Your reply should be one number: the count of lines holding the word "code".

-.-.-

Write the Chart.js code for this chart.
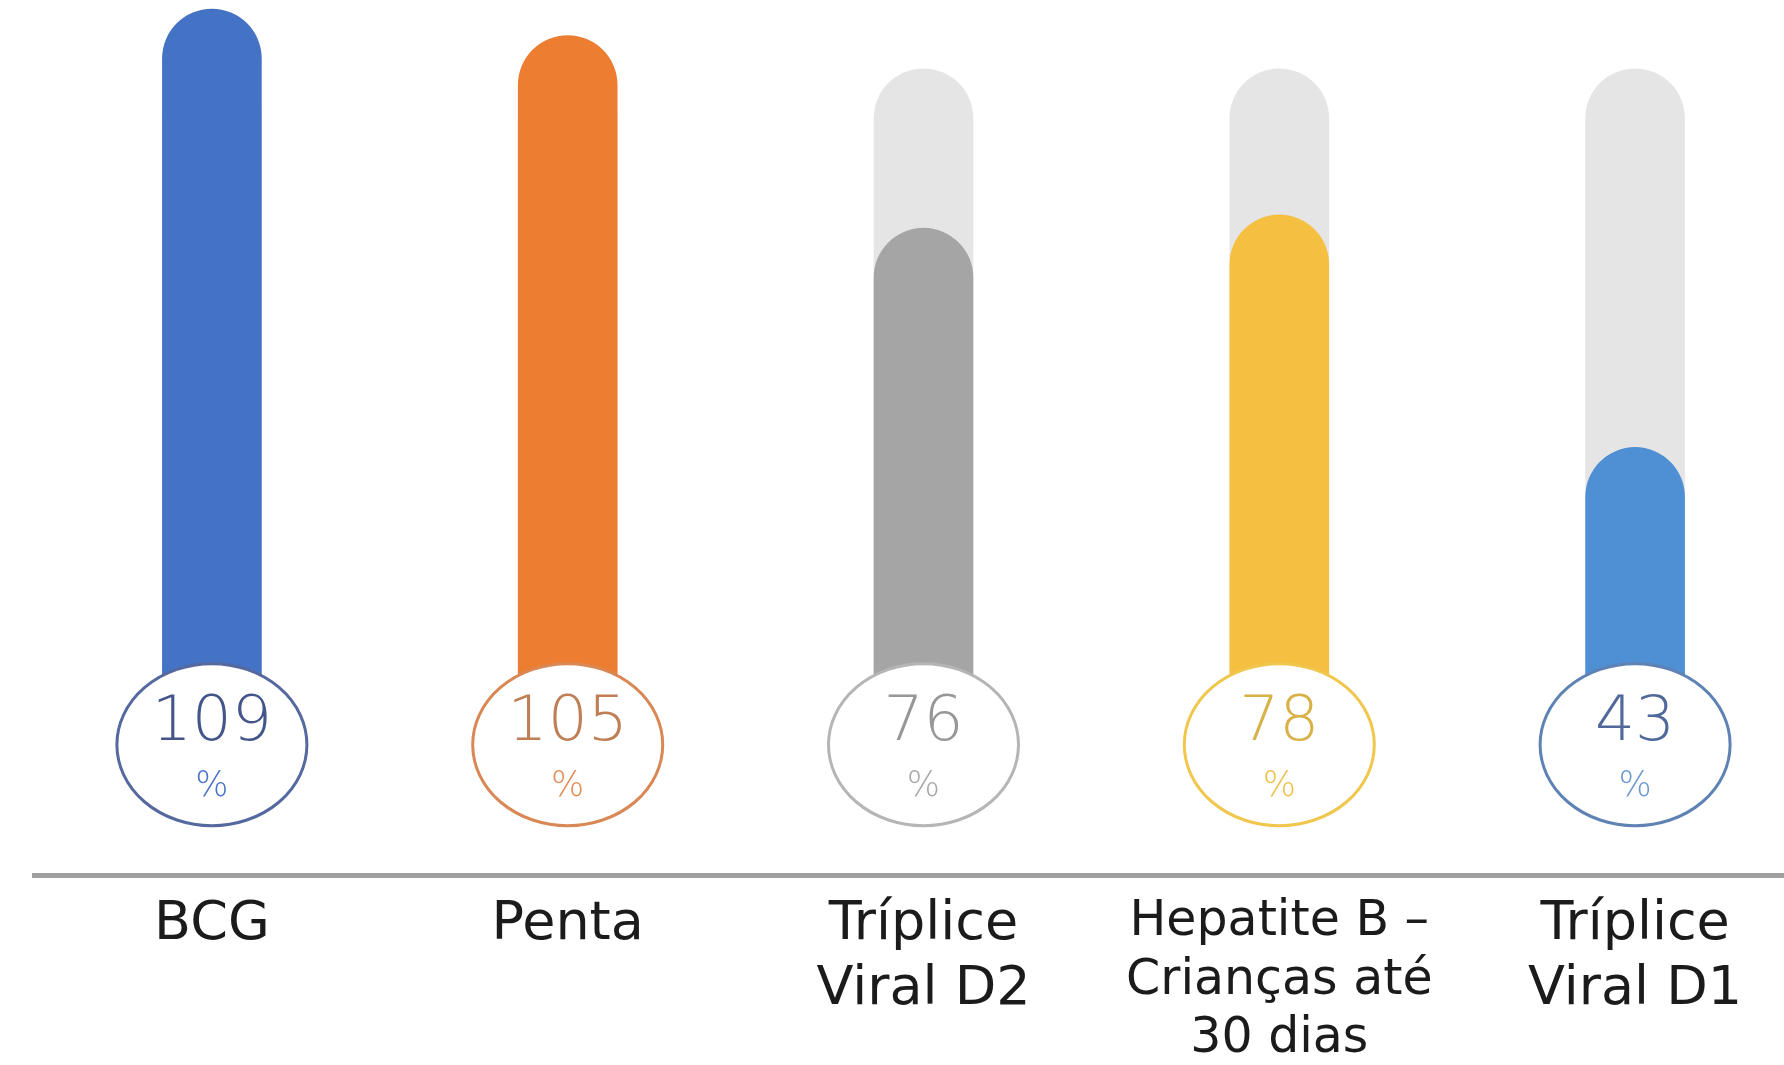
<!DOCTYPE html>
<html>
<head>
<meta charset="utf-8">
<script src="https://cdn.jsdelivr.net/npm/chart.js@4.4.0/dist/chart.umd.min.js"></script>
<style>
  html, body { margin: 0; padding: 0; background: #fff; overflow: hidden; }
  #wrap { width: 1813px; height: 1065px; position: relative; }
</style>
</head>
<body>
<div id="wrap"><canvas id="chart"></canvas></div>
<script>
// dados de cobertura vacinal (%)
const labels = [
  ['BCG'],
  ['Penta'],
  ['Tríplice', 'Viral D2'],
  ['Hepatite B –', 'Crianças até', '30 dias'],
  ['Tríplice', 'Viral D1']
];
const coverage = [109, 105, 76, 78, 43];
const target = [100, 100, 100, 100, 100];

// cores
const barColors = ['#4472c4', '#ed7d31', '#a5a5a5', '#f5bf42', '#4f8fd3'];
const ringColors = ['#55699f', '#d98855', '#b5b5b5', '#f0c64c', '#5f82b5'];
const numberColors = ['#43558a', '#bf7e55', '#979797', '#d8b148', '#50699a'];
const percentColors = ['#4a72c8', '#e38d55', '#a8a8a8', '#efc04a', '#6a98d0'];

// circulo com o valor por cima da base da barra
const badgePlugin = {
  id: 'badges',
  afterDatasetsDraw(chart, args, opts) {
    const ctx = chart.ctx;
    const meta = chart.getDatasetMeta(0);
    const cy = chart.scales.y.getPixelForValue(opts.level);
    meta.data.forEach((bar, i) => {
      ctx.save();
      ctx.beginPath();
      ctx.ellipse(bar.x, cy, opts.rx, opts.ry, 0, 0, Math.PI * 2);
      ctx.fillStyle = '#fff';
      ctx.fill();
      ctx.lineWidth = 3;
      ctx.strokeStyle = ringColors[i];
      ctx.stroke();
      ctx.textAlign = 'center';
      ctx.textBaseline = 'middle';
      ctx.fillStyle = numberColors[i];
      ctx.font = '200 63px "DejaVu Sans", sans-serif';
      ctx.fillText(String(coverage[i]), bar.x, cy - 21);
      ctx.fillStyle = percentColors[i];
      ctx.font = '200 35px "DejaVu Sans", sans-serif';
      ctx.fillText('%', bar.x, cy + 42);
      ctx.restore();
    });
  }
};

new Chart(document.getElementById('chart'), {
  type: 'bar',
  data: {
    labels: labels,
    datasets: [
      {
        data: coverage,
        backgroundColor: barColors,
        borderRadius: 50,
        grouped: false,
        barPercentage: 0.28,
        categoryPercentage: 1
      },
      {
        data: target,
        backgroundColor: '#e5e5e5',
        borderRadius: 50,
        grouped: false,
        barPercentage: 0.28,
        categoryPercentage: 1
      }
    ]
  },
  options: {
    responsive: true,
    maintainAspectRatio: false,
    animation: false,
    layout: { padding: { left: 34, right: 0, top: 2, bottom: -21 } },
    plugins: {
      legend: { display: false },
      tooltip: { enabled: false },
      badges: { level: -1.8, rx: 95, ry: 81 }
    },
    scales: {
      y: { display: false, min: -21.5, max: 110 },
      x: {
        grid: { display: false, drawTicks: false },
        border: { display: true, color: '#a0a0a0', width: 5 },
        ticks: {
          padding: 17,
          color: '#1b1b1b',
          maxRotation: 0,
          autoSkip: false,
          font: (c) => ({
            family: '"DejaVu Sans", sans-serif',
            size: labels[c.index] && labels[c.index].length > 2 ? 49 : 54
          })
        }
      }
    }
  },
  plugins: [badgePlugin]
});
</script>
</body>
</html>
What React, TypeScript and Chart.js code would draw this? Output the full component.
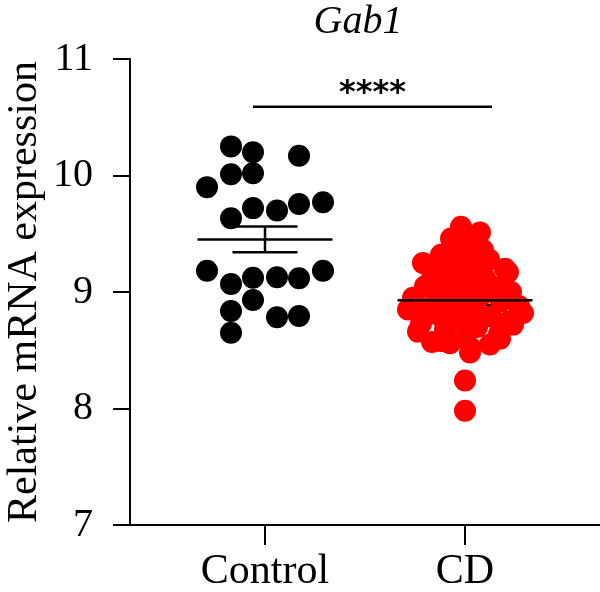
import { useEffect, useRef } from "react";
import { Chart, registerables } from "chart.js";

Chart.register(...registerables);

// Groups on the x axis
const groups = ["Control", "CD"];

// Relative mRNA expression per sample
const controlValues = [
  10.25, 10.2, 10.17, 10.01, 10.02, 9.9, 9.72, 9.7, 9.755, 9.77, 9.633,
  9.183, 9.069, 9.123, 9.126, 9.118, 9.183, 8.931, 8.837, 8.783, 8.794, 8.651,
];
// Horizontal spread of each dot within its group (category units)
const controlSpread = [
  -0.17, -0.06, 0.17, -0.17, -0.06, -0.29, -0.06, 0.06, 0.17, 0.29, -0.17,
  -0.29, -0.17, -0.06, 0.06, 0.17, 0.29, -0.06, -0.17, 0.06, 0.17, -0.17,
];

const cdValues = [
  9.56, 9.51, 9.46, 9.42, 9.38, 9.36, 9.32, 9.3, 9.28, 9.25, 9.24, 9.22, 9.2,
  9.17, 9.17, 9.14, 9.12, 9.1, 9.07, 9.05, 9.04, 9.02, 9.0, 8.98, 8.97, 8.95,
  8.94, 8.92, 8.9, 8.88, 8.86, 8.85, 8.84, 8.82, 8.8, 8.79, 8.77, 8.75, 8.73,
  8.72, 8.7, 8.68, 8.66, 8.64, 8.62, 8.6, 8.58, 8.57, 8.56, 8.55, 8.52, 8.48,
  8.24, 7.98,
];
const cdSpread = [
  -0.02, 0.075, -0.07, 0.03, -0.04, 0.09, -0.12, 0.0, 0.12, -0.21, -0.07,
  0.06, 0.2, -0.165, 0.215, -0.02, 0.1, -0.1, 0.04, -0.2, 0.16, -0.06, 0.23,
  -0.14, 0.08, -0.26, 0.0, 0.18, -0.08, 0.27, -0.2, -0.285, 0.05, 0.29, -0.13,
  0.13, -0.03, 0.22, -0.22, 0.24, 0.06, -0.1, -0.235, 0.17, 0.0, 0.175, -0.12,
  -0.165, -0.075, 0.125, 0.03, 0.025, 0.0, 0.0,
];

// Axis range and ticks
const yMin = 7;
const yMax = 11;
const yStep = 1;

// Texts
const chartTitle = "Gab1";
const yAxisTitle = "Relative mRNA expression";
const significance = "****";

// Significance bar: from / to (x), height (y)
const sigFrom = 0.94;
const sigTo = 2.135;
const sigLevel = 10.59;

const FONT = "'Liberation Serif', 'Times New Roman', serif";
const MEAN_HALF = 0.3375;
const CAP_HALF = 0.1625;

function meanSem(values: number[]) {
  const n = values.length;
  const mean = values.reduce((a, b) => a + b, 0) / n;
  const variance = values.reduce((a, b) => a + (b - mean) ** 2, 0) / (n - 1);
  return { mean, sem: Math.sqrt(variance / n) };
}

function segment(points: { x: number; y: number }[], order: number) {
  return {
    data: points,
    showLine: true,
    borderColor: "#000",
    borderWidth: 2.5,
    pointRadius: 0,
    pointHoverRadius: 0,
    order,
  };
}

// Mean line drawn above the dots, SEM bar beneath them
function summarySegments(center: number, values: number[]) {
  const { mean, sem } = meanSem(values);
  return [
    segment([{ x: center - MEAN_HALF, y: mean }, { x: center + MEAN_HALF, y: mean }], 0),
    segment([{ x: center, y: mean - sem }, { x: center, y: mean + sem }], 3),
    segment([{ x: center - CAP_HALF, y: mean + sem }, { x: center + CAP_HALF, y: mean + sem }], 3),
    segment([{ x: center - CAP_HALF, y: mean - sem }, { x: center + CAP_HALF, y: mean - sem }], 3),
  ];
}

const textPlugin = {
  id: "chartTexts",
  afterDraw(chart: any) {
    const { ctx, chartArea, scales } = chart;
    ctx.save();
    ctx.fillStyle = "#000";
    ctx.textAlign = "center";
    ctx.textBaseline = "alphabetic";
    ctx.font = `italic 40px ${FONT}`;
    ctx.fillText(chartTitle, (chartArea.left + chartArea.right) / 2 - 7, 33);
    ctx.font = `bold 32px 'DejaVu Sans', sans-serif`;
    const sx = scales.x.getPixelForValue((sigFrom + sigTo) / 2);
    const sy = scales.y.getPixelForValue(sigLevel);
    ctx.fillText(significance, sx, sy - 5);
    ctx.restore();
  },
};

export default function App() {
  const canvasRef = useRef<HTMLCanvasElement | null>(null);

  useEffect(() => {
    document.body.style.margin = "0";
    document.body.style.overflow = "hidden";
    const canvas = canvasRef.current;
    if (!canvas) return;

    const chart = new Chart(canvas, {
      type: "scatter",
      data: {
        datasets: [
          {
            data: controlValues.map((v, i) => ({ x: 1 + controlSpread[i], y: v })),
            backgroundColor: "#000",
            borderWidth: 0,
            pointRadius: 11,
            pointHoverRadius: 11,
            order: 2,
          },
          {
            data: cdValues.map((v, i) => ({ x: 2 + cdSpread[i], y: v })),
            backgroundColor: "#ff0000",
            borderWidth: 0,
            pointRadius: 11,
            pointHoverRadius: 11,
            order: 2,
          },
          ...summarySegments(1, controlValues),
          ...summarySegments(2, cdValues),
          segment([{ x: sigFrom, y: sigLevel }, { x: sigTo, y: sigLevel }], 0),
        ] as any,
      },
      options: {
        animation: false,
        responsive: false,
        maintainAspectRatio: false,
        layout: { padding: { top: 59, right: 0, left: 0, bottom: 0 }, autoPadding: false },
        plugins: {
          legend: { display: false },
          tooltip: { enabled: false },
          title: { display: false },
        },
        scales: {
          x: {
            type: "linear",
            min: 0.325,
            max: 2.675,
            afterBuildTicks: (scale: any) => {
              scale.ticks = groups.map((_, i) => ({ value: i + 1 }));
            },
            afterFit: (scale: any) => {
              scale.height = 67;
            },
            ticks: {
              callback: (v: any) => groups[Number(v) - 1] ?? "",
              color: "#000",
              font: { family: FONT, size: 42 },
              padding: 2,
              maxRotation: 0,
            },
            grid: {
              display: true,
              drawOnChartArea: false,
              drawTicks: true,
              tickLength: 20,
              color: "#000",
              lineWidth: 2,
            },
            border: { display: true, color: "#000", width: 2 },
          },
          y: {
            type: "linear",
            min: yMin,
            max: yMax,
            afterFit: (scale: any) => {
              scale.width = 130;
            },
            ticks: {
              stepSize: yStep,
              color: "#000",
              font: { family: FONT, size: 40 },
              padding: 20,
            },
            grid: {
              display: true,
              drawOnChartArea: false,
              drawTicks: true,
              tickLength: 17,
              color: "#000",
              lineWidth: 2,
            },
            border: { display: true, color: "#000", width: 2 },
            title: {
              display: true,
              text: yAxisTitle,
              color: "#000",
              font: { family: FONT, size: 42 },
              padding: { top: 0, bottom: 0 },
            },
          },
        },
      },
      plugins: [textPlugin],
    });

    return () => chart.destroy();
  }, []);

  return (
    <div style={{ width: 600, height: 592 }}>
      <canvas ref={canvasRef} width={600} height={592} style={{ display: "block" }} />
    </div>
  );
}
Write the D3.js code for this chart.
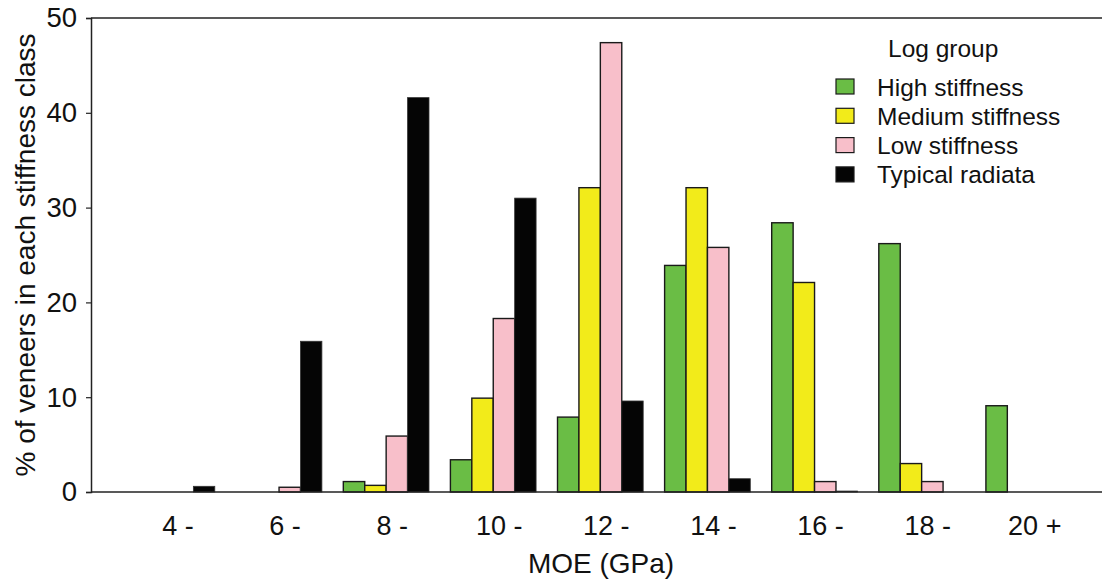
<!DOCTYPE html>
<html>
<head>
<meta charset="utf-8">
<script src="https://cdn.jsdelivr.net/npm/d3@7"></script>
<style>
  body { margin: 0; background: #fff; }
  svg { font-family: "Liberation Sans", Arial, sans-serif; }
</style>
</head>
<body>
<svg width="1102" height="579"></svg>
<script>
const classes = ["4 -", "6 -", "8 -", "10 -", "12 -", "14 -", "16 -", "18 -", "20 +"];
const groups = ["High stiffness", "Medium stiffness", "Low stiffness", "Typical radiata"];
const colors = ["#6abd45", "#f2eb1a", "#f8bfca", "#050505"];

const high    = [0,   0,    1.1,  3.4,  7.9,  23.9, 28.4, 26.2, 9.1];
const medium  = [0,   0,    0.7,  9.9,  32.1, 32.1, 22.1, 3.0,  0];
const low     = [0,   0.5,  5.9,  18.3, 47.4, 25.8, 1.1,  1.1,  0];
const typical = [0.6, 15.9, 41.6, 31.0, 9.6,  1.4,  0.1,  0,    0];
const series = [high, medium, low, typical];

const yTicks = [0, 10, 20, 30, 40, 50];

const svg = d3.select("svg");
const plotLeft = 91, plotTop = 18, plotBottom = 492, plotRight = 1102;

const x = d3.scaleBand()
  .domain(classes)
  .range([118.4, 1082.3])
  .paddingInner(0.2)
  .paddingOuter(0.1);

const xs = d3.scaleBand()
  .domain(groups)
  .range([0, x.bandwidth()]);

const y = d3.scaleLinear()
  .domain([0, 50])
  .range([plotBottom, plotTop]);

// BARS
const cells = [];
classes.forEach((c, i) => {
  groups.forEach((g, j) => {
    if (series[j][i] > 0) cells.push({ c, g, j, v: series[j][i] });
  });
});

svg.append("g")
  .selectAll("rect")
  .data(cells)
  .enter()
  .append("rect")
  .attr("x", d => x(d.c) + xs(d.g))
  .attr("y", d => y(d.v))
  .attr("width", xs.bandwidth())
  .attr("height", d => plotBottom - y(d.v))
  .attr("fill", d => colors[d.j])
  .attr("stroke", d => d.j === 3 ? "#333" : "#1a1a1a")
  .attr("stroke-width", d => d.j === 3 ? 0.8 : 1.4);

// FRAME
svg.append("line")
  .attr("x1", plotLeft).attr("x2", plotRight)
  .attr("y1", plotTop).attr("y2", plotTop)
  .attr("stroke", "#222").attr("stroke-width", 1.5);

const yAxis = svg.append("g")
  .attr("transform", `translate(${plotLeft},0)`)
  .call(d3.axisLeft(y).tickValues(yTicks).tickSize(5).tickPadding(9).tickFormat(d3.format("d")));
yAxis.select(".domain").attr("stroke", "#222").attr("stroke-width", 1.5);
yAxis.selectAll(".tick line").attr("stroke", "#222").attr("stroke-width", 1.2);
yAxis.selectAll("text")
  .attr("font-size", 27.5)
  .attr("font-family", "Liberation Sans, Arial, sans-serif")
  .attr("fill", "#111");

svg.append("line")
  .attr("x1", plotLeft).attr("x2", plotRight)
  .attr("y1", plotBottom).attr("y2", plotBottom)
  .attr("stroke", "#222").attr("stroke-width", 1.5);

// X LABELS
svg.append("g")
  .selectAll("text")
  .data(classes)
  .enter()
  .append("text")
  .attr("x", d => x(d) + x.bandwidth() / 2 + 6)
  .attr("y", 535)
  .attr("text-anchor", "middle")
  .attr("font-size", 27)
  .attr("fill", "#111")
  .text(d => d);

svg.append("text")
  .attr("x", 601)
  .attr("y", 573)
  .attr("text-anchor", "middle")
  .attr("font-size", 28)
  .attr("fill", "#111")
  .text("MOE (GPa)");

svg.append("text")
  .attr("transform", `translate(35,255) rotate(-90)`)
  .attr("text-anchor", "middle")
  .attr("font-size", 28)
  .attr("fill", "#111")
  .text("% of veneers in each stiffness class");

// LEGEND
const legend = svg.append("g");
legend.append("text")
  .attr("x", 888)
  .attr("y", 57)
  .attr("font-size", 24.5)
  .attr("fill", "#111")
  .text("Log group");

const item = legend.selectAll("g.item")
  .data(groups)
  .enter()
  .append("g")
  .attr("class", "item")
  .attr("transform", (d, i) => `translate(0, ${i * 29.3})`);

item.append("rect")
  .attr("x", 836)
  .attr("y", 79)
  .attr("width", 18)
  .attr("height", 15)
  .attr("fill", (d, i) => colors[i])
  .attr("stroke", "#1a1a1a")
  .attr("stroke-width", 1.2);

item.append("text")
  .attr("x", 877)
  .attr("y", 95.5)
  .attr("font-size", 24.5)
  .attr("fill", "#111")
  .text(d => d);
</script>
</body>
</html>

-.-.-

▶ **Complete output**: 3